In the wake of receded water, Rock Valley lawns are covered with mud-covered mattresses, gutted cabinets and piles divided into "try to save" or "unsalvageable." Some, like Sam, have spent hours spreading water-logged photographs, old art projects and high school awards across the grass in hopes that sunshine will dry out the wrinkled paper.

Amid the chaos and wreckage, hope has shined in the form of thousands of volunteers pitching in where needed – delivering food, helping to clean, offering shelter or comfort. Mercy Chefs, a faith-based humanitarian nonprofit, is delivering 5,000 meals each day for a week.

"It's truly amazing seeing how the town has come together. The amount of people in our town [has probably] doubled or tripled. On both sides of the streets, there are cars lined up with volunteers and people willing to help," Andrew said. "Just seeing the number of trucks and payloaders and skid loaders that are coming to clear out all the debris and helping people get their basements dry as quickly as possible so they can try to save their house.

All the farmers coming in from out of town that want to help and want to get this town back together and get the town trending back up."

Andrew and his family know this will be a long road for their beloved community.

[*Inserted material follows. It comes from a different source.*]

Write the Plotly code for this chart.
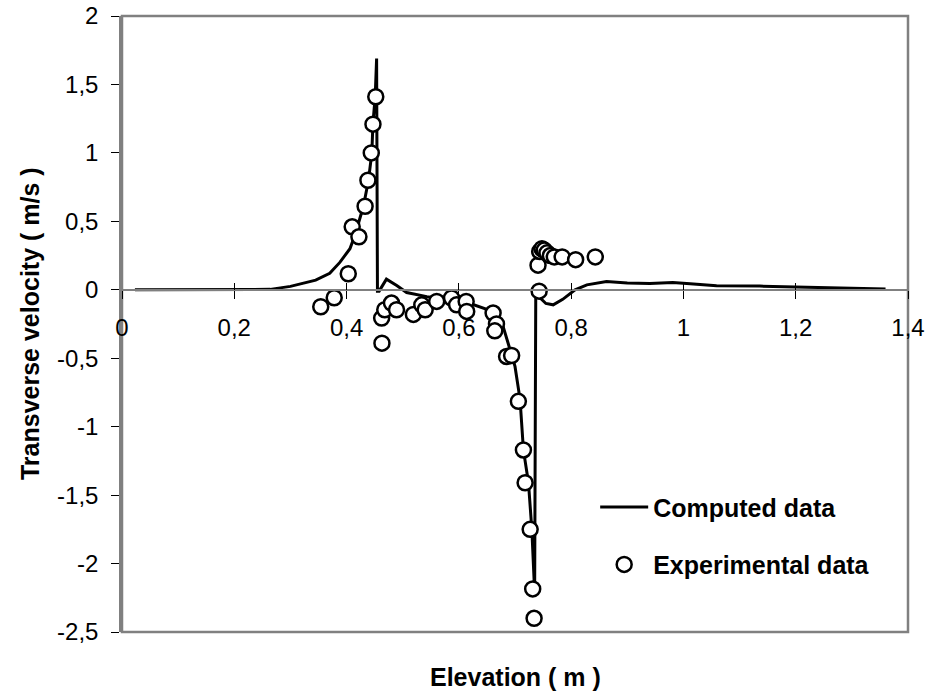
import plotly.graph_objects as go

# Computed data (line)
comp_x = [0.023, 0.10, 0.20, 0.264, 0.30, 0.317, 0.345, 0.37, 0.388, 0.406, 0.415, 0.43, 0.439,
          0.445, 0.447, 0.451, 0.4535, 0.455, 0.458, 0.471, 0.49, 0.507, 0.543, 0.58, 0.62,
          0.655, 0.667, 0.679, 0.691, 0.700, 0.709, 0.715, 0.724, 0.730, 0.735, 0.737, 0.745,
          0.755, 0.768, 0.785, 0.807, 0.828, 0.863, 0.90, 0.94, 0.981, 1.012, 1.059, 1.136,
          1.20, 1.30, 1.36]
comp_y = [0.0, 0.0, 0.0, 0.003, 0.025, 0.04, 0.07, 0.12, 0.20, 0.30, 0.40, 0.61, 0.80,
          1.0, 1.22, 1.41, 1.69, -0.01, -0.01, 0.078, 0.03, -0.02, -0.05, -0.07, -0.10,
          -0.15, -0.18, -0.27, -0.44, -0.56, -0.80, -1.17, -1.41, -1.75, -2.21, -0.01, -0.06,
          -0.10, -0.11, -0.07, 0.0, 0.036, 0.06, 0.05, 0.045, 0.053, 0.044, 0.029, 0.027,
          0.022, 0.012, 0.005]

# Experimental data (markers)
exp_x = [0.354, 0.378, 0.403, 0.410, 0.422, 0.433, 0.438, 0.444, 0.447, 0.452, 0.4625, 0.463,
         0.468, 0.480, 0.489, 0.519, 0.534, 0.540, 0.5605, 0.587, 0.596, 0.613, 0.614, 0.661,
         0.667, 0.664, 0.685, 0.694, 0.706, 0.715, 0.718, 0.727, 0.7315, 0.734, 0.743, 0.741,
         0.744, 0.748, 0.752, 0.757, 0.763, 0.770, 0.784, 0.808, 0.843]
exp_y = [-0.124, -0.058, 0.117, 0.46, 0.387, 0.61, 0.80, 1.0, 1.21, 1.41, -0.207, -0.39,
         -0.146, -0.097, -0.146, -0.18, -0.11, -0.146, -0.085, -0.06, -0.11, -0.085, -0.158,
         -0.17, -0.25, -0.30, -0.487, -0.48, -0.815, -1.17, -1.41, -1.75, -2.185, -2.40,
         -0.01, 0.18, 0.28, 0.30, 0.29, 0.27, 0.25, 0.24, 0.24, 0.22, 0.24]

x_tickvals = [0, 0.2, 0.4, 0.6, 0.8, 1.0, 1.2, 1.4]
x_ticktext = ["0", "0,2", "0,4", "0,6", "0,8", "1", "1,2", "1,4"]
y_tickvals = [-2.5, -2, -1.5, -1, -0.5, 0, 0.5, 1, 1.5, 2]
y_ticktext = ["-2,5", "-2", "-1,5", "-1", "-0,5", "0", "0,5", "1", "1,5", "2"]

FONT = "Liberation Sans, Arial, sans-serif"
GRAY = "#808080"

fig = go.Figure()
fig.add_trace(go.Scatter(
    x=comp_x, y=comp_y, mode="lines", name="Computed data",
    line=dict(color="black", width=3), legendgroup="a"))
fig.add_trace(go.Scatter(
    x=exp_x, y=exp_y, mode="markers", name="Experimental data",
    marker=dict(symbol="circle", size=15, color="white",
                line=dict(color="black", width=2.5)), legendgroup="b"))
# invisible trace to carry the upward half of the crossing x ticks
fig.add_trace(go.Scatter(x=[0.7], y=[0], xaxis="x2", mode="markers",
                         marker=dict(opacity=0), showlegend=False, hoverinfo="skip"))

ypos = 2.5 / 4.5

fig.update_layout(
    width=944, height=696,
    margin=dict(l=122, r=36, t=16, b=64, autoexpand=False),
    paper_bgcolor="white", plot_bgcolor="white",
    font=dict(family=FONT, size=24, color="black"),
    showlegend=True,
    legend=dict(x=0.602, y=0.24, xanchor="left", yanchor="top",
                bgcolor="rgba(0,0,0,0)", borderwidth=0,
                font=dict(family=FONT, size=25, color="black", weight="bold"),
                tracegroupgap=22, itemwidth=48),
    xaxis=dict(range=[0, 1.4], tickvals=x_tickvals, ticktext=x_ticktext,
               anchor="free", position=ypos, showline=True, linecolor=GRAY, linewidth=1.5,
               ticks="outside", ticklen=8, tickwidth=1, tickcolor="black",
               ticklabelstandoff=9, showgrid=False, zeroline=False, automargin=False,
               tickfont=dict(family=FONT, size=24, color="black")),
    xaxis2=dict(range=[0, 1.4], tickvals=x_tickvals, overlaying="x", anchor="free",
                position=ypos, side="bottom", showline=False, ticks="inside", ticklen=7,
                tickwidth=1, tickcolor="black", showticklabels=False, showgrid=False,
                zeroline=False, automargin=False),
    yaxis=dict(range=[-2.5, 2], tickvals=y_tickvals, ticktext=y_ticktext,
               showline=True, linecolor=GRAY, linewidth=2.5,
               ticks="outside", ticklen=8, tickwidth=1, tickcolor="black",
               ticklabelstandoff=8, showgrid=False, zeroline=False, automargin=False,
               tickfont=dict(family=FONT, size=24, color="black")),
    shapes=[dict(type="rect", xref="paper", yref="paper", x0=0, x1=1, y0=0, y1=1,
                 line=dict(color=GRAY, width=2.5), layer="below")],
    annotations=[
        dict(text="<b>Elevation ( m )</b>", xref="paper", yref="paper",
             x=0.5, y=-0.073, xanchor="center", yanchor="middle", showarrow=False,
             font=dict(family=FONT, size=25, color="black")),
        dict(text="<b>Transverse velocity ( m/s )</b>", xref="paper", yref="paper",
             x=-0.117, y=0.5, xanchor="center", yanchor="middle", textangle=-90,
             showarrow=False, font=dict(family=FONT, size=25, color="black")),
    ],
)

fig.write_html("out.html", config={"displayModeBar": False},
               post_script="document.body.style.margin='0';")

Unfortunately, very few of the Rock Valley residents have flood insurance and will be relying on personal savings, donations or relief organizations to get back on their feet. The Van Ginkels are new to the Vikings organization but not to the region – and they know the big ways in which communities show up for one another.

Van Ginkel's former Dolphins teammate Zach Sieler and the Sieler Haven Foundation have partnered with Andrew and Sam in an effort to rebuild, house and provide resources to the displaced families of Rock Valley. Donations can be made here to support the community.

"It's a dark time right now," Andrew said. "But hopefully, people can see the light at the end of the tunnel."